I have a cluster with 4 nodes that I want to enable rack awareness on. Currently they are all on the same rack so as part of the process I need to replace 2 of the nodes with nodes on a different rack. I also need to change the config and restart each node as per http://www.aerospike.com/docs/operations/configure/network/rack-aware/ . What is the recommended sequence to do all that? I remember seeing a weird situation on my test cluster where it was complaining that the cluster is was not balanced when I enabled rack aware there so I want to make sure I don’t get into a similar situation. I also want to minimize the number of migrations as each one can take a while.

Thanks!

Are you bringing down 2 nodes and adding 2 fresh nodes on a different rack?

@kporter yes, that’s the plan

Assuming you cannot have downtime

Procedure removed due to problems described in my next post.

If you are able to have downtime,

  1. Configure your existing servers into two racks (the nodes that are staying and the nodes that are leaving).
  2. Configure the new servers into a third rack.
  3. Stop all nodes
  4. Start all nodes
  5. Wait for all mirations to complete
  6. Drop the nodes (since they are a rack it will be safe to drop them both at the same time).

@kporter,

Thanks a lot for your response! I am definitely in the “Assuming you cannot have downtime” case so a couple of clarifying questions:

  • In Step 4) when I restart the nodes this will pick up the rack groups and also cause each node to re-join the cluster and migrate all the data back to it

    • Do I have to restart one node at a time and wait for the migrations to complete? In my experience (without fast restart) that can take a while.
    • While restarting nodes some of them will know about the rack groups while others won’t.
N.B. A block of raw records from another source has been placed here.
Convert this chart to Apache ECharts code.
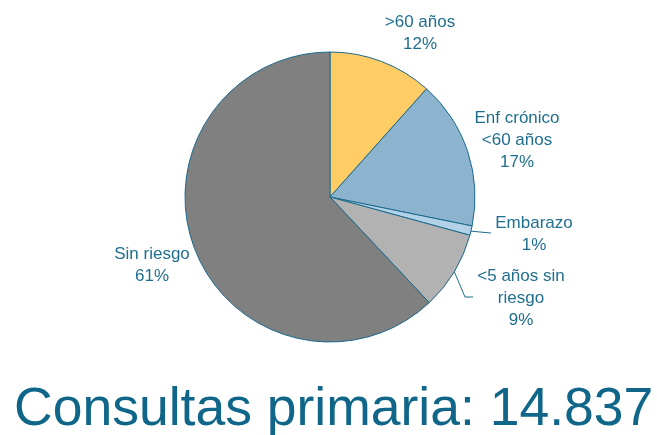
<!DOCTYPE html>
<html>
<head>
<meta charset="utf-8">
<script src="https://cdn.jsdelivr.net/npm/echarts@6/dist/echarts.min.js"></script>
<style>
  html, body { margin: 0; padding: 0; background: #ffffff; }
  #main { width: 657px; height: 435px; }
</style>
</head>
<body>
<div id="main"></div>
<script>
// datos del gráfico
var categorias = ['>60 años', 'Enf crónico\n<60 años', 'Embarazo', '<5 años sin\nriesgo', 'Sin riesgo'];
var valores = [11.6, 16.6, 1.05, 8.75, 62.0];
var etiquetas = ['12%', '17%', '1%', '9%', '61%'];
var colores = ['#FFCC66', '#8DB4CF', '#B3D2E8', '#B2B2B2', '#808080'];
var titulo = 'Consultas primaria: 14.837';

// posiciones de las etiquetas (layout)
var posEtiquetas = [[420, 33], [517, 140], [534, 234], [521, 298], [152, 265]];
var lineasEtiquetas = {
  2: [[470, 231], [480, 232], [491, 233]],
  3: [[454, 271], [465, 297], [473, 297]]
};

var textoColor = '#1F6E8F';
var chart = echarts.init(document.getElementById('main'), null, { renderer: 'canvas' });

var datos = categorias.map(function (c, i) {
  return {
    name: c,
    value: valores[i],
    itemStyle: { color: colores[i] },
    labelLine: { show: lineasEtiquetas[i] !== undefined }
  };
});

var option = {
  backgroundColor: '#ffffff',
  animation: false,
  title: {
    text: titulo,
    left: 14,
    top: 383,
    padding: 0,
    textStyle: {
      color: '#0F6688',
      fontSize: 53.5,
      fontWeight: 'normal',
      fontFamily: 'Liberation Sans, Arial, sans-serif'
    }
  },
  series: [{
    type: 'pie',
    center: [330, 197],
    radius: 145,
    startAngle: 90,
    clockwise: true,
    avoidLabelOverlap: false,
    itemStyle: {
      borderColor: '#1B6A8C',
      borderWidth: 1
    },
    label: {
      show: true,
      position: 'outside',
      color: textoColor,
      fontSize: 17,
      lineHeight: 22,
      align: 'center',
      fontFamily: 'Liberation Sans, Arial, sans-serif',
      formatter: function (p) {
        return p.name + '\n' + etiquetas[p.dataIndex];
      }
    },
    labelLine: {
      show: false,
      lineStyle: { color: textoColor, width: 1 }
    },
    labelLayout: function (p) {
      var pos = posEtiquetas[p.dataIndex];
      var res = {
        x: pos[0],
        y: pos[1],
        align: 'center',
        verticalAlign: 'middle'
      };
      if (lineasEtiquetas[p.dataIndex]) {
        res.labelLinePoints = lineasEtiquetas[p.dataIndex];
      }
      return res;
    },
    data: datos
  }]
};

chart.setOption(option);
</script>
</body>
</html>
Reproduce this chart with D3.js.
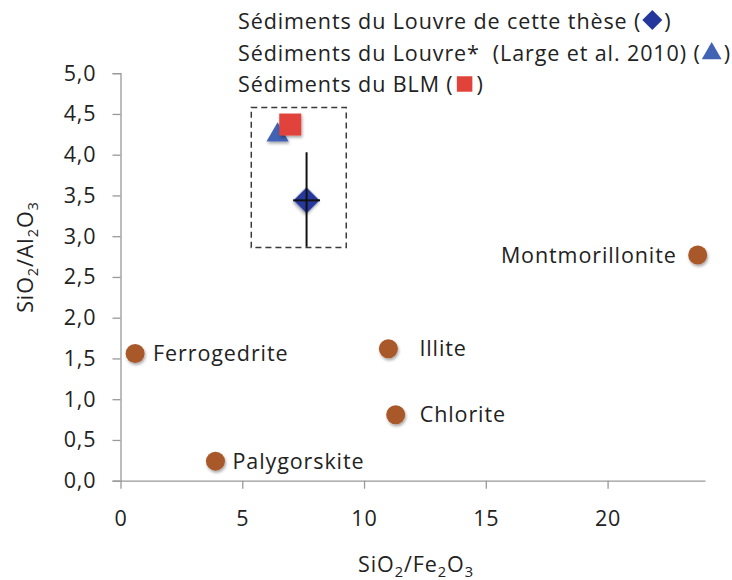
<!DOCTYPE html>
<html>
<head>
<meta charset="utf-8">
<script src="https://cdn.jsdelivr.net/npm/d3@7"></script>
<style>
  html, body { margin: 0; padding: 0; background: #fff; }
  svg { display: block; font-family: "Open Sans", "Noto Sans", sans-serif; }
  text { fill: #222; letter-spacing: 0.9px; }
</style>
</head>
<body>
<svg id="chart" width="732" height="580"></svg>
<script>
// Reference minerals (SiO2/Fe2O3 vs SiO2/Al2O3)
const minerals = ["Ferrogedrite", "Palygorskite", "Illite", "Chlorite", "Montmorillonite"];
const mineralSiFe = [0.6, 3.9, 11.0, 11.3, 23.7];
const mineralSiAl = [1.56, 0.24, 1.62, 0.81, 2.77];

// Louvre sediments (this study): mean with error bars
const louvreSiFe = [7.64];
const louvreSiAl = [3.44];
const louvreSiFeErr = [0.55];
const louvreSiAlLow = [2.87];
const louvreSiAlHigh = [4.03];

// Louvre sediments (Large et al. 2010)
const largeSiFe = [6.45];
const largeSiAl = [4.24];

// BLM sediments
const blmSiFe = [6.97];
const blmSiAl = [4.37];

// Dashed frame around the sediment group
const frameSiFe = [5.37, 9.27];
const frameSiAl = [2.86, 4.58];

// Axes
const xTicks = [0, 5, 10, 15, 20];
const yTicks = [0, 0.5, 1, 1.5, 2, 2.5, 3, 3.5, 4, 4.5, 5];

const legendLabels = [
  "Sédiments du Louvre de cette thèse (",
  "Sédiments du Louvre*  (Large et al. 2010) (",
  "Sédiments du BLM ("
];

const svg = d3.select("#chart");
const FS = 21.5;

const x = d3.scaleLinear().domain([0, 24]).range([120.5, 705]);
const y = d3.scaleLinear().domain([0, 5]).range([480.7, 73.2]);

const colors = { mineral: "#A9582A", diamond: "#25379A", triangle: "#4262B4", square: "#E1423A" };

// soft drop shadow under markers
const defs = svg.append("defs");
defs.append("filter").attr("id", "shadow")
  .attr("x", "-50%").attr("y", "-50%").attr("width", "200%").attr("height", "200%")
  .append("feDropShadow")
  .attr("dx", 1).attr("dy", 2).attr("stdDeviation", 1.4)
  .attr("flood-color", "#000").attr("flood-opacity", 0.35);

// Y axis
const yAxis = d3.axisLeft(y).tickValues(yTicks).tickSize(8).tickPadding(16)
  .tickFormat(d => d3.format(".1f")(d).replace(".", ","));
const gy = svg.append("g").attr("transform", `translate(${x(0)},0)`).call(yAxis);
gy.select(".domain").attr("stroke", "#999").attr("stroke-width", 1.3);
gy.selectAll(".tick line").attr("stroke", "#999").attr("stroke-width", 1.3);
gy.selectAll(".tick text").attr("font-size", FS).attr("fill", "#222")
  .attr("font-family", "Open Sans");

// X axis
const xAxis = d3.axisBottom(x).tickValues(xTicks).tickSize(8).tickPadding(22)
  .tickSizeOuter(0);
const gx = svg.append("g").attr("transform", `translate(0,${y(0)})`).call(xAxis);
gx.select(".domain").attr("stroke", "#999").attr("stroke-width", 1.3);
gx.selectAll(".tick line").attr("stroke", "#999").attr("stroke-width", 1.3);
gx.selectAll(".tick text").attr("font-size", FS).attr("fill", "#222")
  .attr("font-family", "Open Sans");

// Axis titles with subscripts
function chemTitle(g, parts) {
  parts.forEach(p => {
    const t = g.append("tspan").text(p.t);
    if (p.sub) t.attr("font-size", FS * 0.68).attr("dy", 5);
    else if (p.after) t.attr("dy", -5);
  });
}
const xt = svg.append("text").attr("x", 416).attr("y", 572)
  .attr("text-anchor", "middle").attr("font-size", FS);
chemTitle(xt, [{t: "SiO"}, {t: "2", sub: true}, {t: "/Fe", after: true}, {t: "2", sub: true},
  {t: "O", after: true}, {t: "3", sub: true}]);

const yt = svg.append("text").attr("transform", "translate(33,257) rotate(-90)")
  .attr("text-anchor", "middle").attr("font-size", FS);
chemTitle(yt, [{t: "SiO"}, {t: "2", sub: true}, {t: "/Al", after: true}, {t: "2", sub: true},
  {t: "O", after: true}, {t: "3", sub: true}]);

// Dashed frame
svg.append("rect")
  .attr("x", x(frameSiFe[0])).attr("y", y(frameSiAl[1]))
  .attr("width", x(frameSiFe[1]) - x(frameSiFe[0]))
  .attr("height", y(frameSiAl[0]) - y(frameSiAl[1]))
  .attr("fill", "none").attr("stroke", "#3a3a3a").attr("stroke-width", 1.5)
  .attr("stroke-dasharray", "6,4");

// Minerals
const labelDx = [18, 17, 31, 24, -21];
const labelAnchor = ["start", "start", "start", "start", "end"];
const mg = svg.append("g");
mg.selectAll("circle").data(minerals).join("circle")
  .attr("cx", (d, i) => x(mineralSiFe[i]))
  .attr("cy", (d, i) => y(mineralSiAl[i]))
  .attr("r", 9.5)
  .attr("fill", colors.mineral)
  .attr("filter", "url(#shadow)");
mg.selectAll("text").data(minerals).join("text")
  .attr("x", (d, i) => x(mineralSiFe[i]) + labelDx[i])
  .attr("y", (d, i) => y(mineralSiAl[i]))
  .attr("dy", "0.36em")
  .attr("text-anchor", (d, i) => labelAnchor[i])
  .attr("font-size", FS)
  .text(d => d);

// Large et al. 2010 (triangle)
svg.selectAll(".tri").data(largeSiFe).join("path").attr("class", "tri")
  .attr("transform", (d, i) => `translate(${x(d)},${y(largeSiAl[i])})`)
  .attr("d", d3.symbol(d3.symbolTriangle, 215)())
  .attr("fill", colors.triangle).attr("filter", "url(#shadow)");

// BLM (square)
svg.selectAll(".sq").data(blmSiFe).join("path").attr("class", "sq")
  .attr("transform", (d, i) => `translate(${x(d)},${y(blmSiAl[i])})`)
  .attr("d", d3.symbol(d3.symbolSquare, 484)())
  .attr("fill", colors.square).attr("filter", "url(#shadow)");

// This study (diamond) with error bars
svg.selectAll(".dia").data(louvreSiFe).join("path").attr("class", "dia")
  .attr("transform", (d, i) => `translate(${x(d)},${y(louvreSiAl[i])}) rotate(45)`)
  .attr("d", d3.symbol(d3.symbolSquare, 340)())
  .attr("fill", colors.diamond).attr("filter", "url(#shadow)");

const eb = svg.append("g").attr("stroke", "#111").attr("stroke-width", 2);
louvreSiFe.forEach((v, i) => {
  eb.append("line")
    .attr("x1", x(v)).attr("x2", x(v))
    .attr("y1", y(louvreSiAlLow[i])).attr("y2", y(louvreSiAlHigh[i]));
  eb.append("line")
    .attr("x1", x(v - louvreSiFeErr[i])).attr("x2", x(v + louvreSiFeErr[i]))
    .attr("y1", y(louvreSiAl[i])).attr("y2", y(louvreSiAl[i]));
});

// Legend: label text, inline marker, closing parenthesis
const legendSymbols = [
  { d: d3.symbol(d3.symbolSquare, 200)(), rot: 45, fill: colors.diamond, dy: 9 },
  { d: d3.symbol(d3.symbolTriangle, 170)(), rot: 0, fill: colors.triangle, dy: 7 },
  { d: d3.symbol(d3.symbolSquare, 240)(), rot: 0, fill: colors.square, dy: 8 }
];
const lg = svg.append("g");
legendLabels.forEach((lab, i) => {
  const by = 29 + i * 31.5;
  const t = lg.append("text").attr("x", 238).attr("y", by)
    .attr("font-size", FS).style("white-space", "pre").text(lab);
  const end = 238 + t.node().getComputedTextLength();
  lg.append("path").attr("d", legendSymbols[i].d)
    .attr("transform", `translate(${end + 11},${by - legendSymbols[i].dy}) rotate(${legendSymbols[i].rot})`)
    .attr("fill", legendSymbols[i].fill);
  lg.append("text").attr("x", end + 23).attr("y", by)
    .attr("font-size", FS).text(")");
});
</script>
</body>
</html>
Do I have to do anything to avoid getting my cluster into a unhealthy cluster state because the number of nodes in each group is not yet equal?
  • I just tried setting the heartbeat protocol to none and got the following error - is that only needed in mesh setup?

Sep 15 2015 23:52:25 GMT: INFO (info): (thr_info.c::3271) Changing value of heartbeat protocol version to none 
Sep 15 2015 23:52:25 GMT: WARNING (hb): (hb.c::1384) setting heartbeat protocol is only supported in heartbeat mode "multicast"

Thanks!

Currently only the multicast protocol supports changing protocols, so there will not be a way to do this without downtime.

:blush: Actually after discussing this I also learned that the procedure would have had problems; unrestarted nodes in the cluster while doing the restarts would be able to find much of the data and the replication would be directed to the wrong nodes by the unrestarted nodes.

@kporter,

So in the downtime approach – is there a step 0) to bring down all the servers first? If I am restarting servers in step 3) is it safe to have some that think they are in a rack while others who don’t?

Updated the procedure to clarify.

1 Like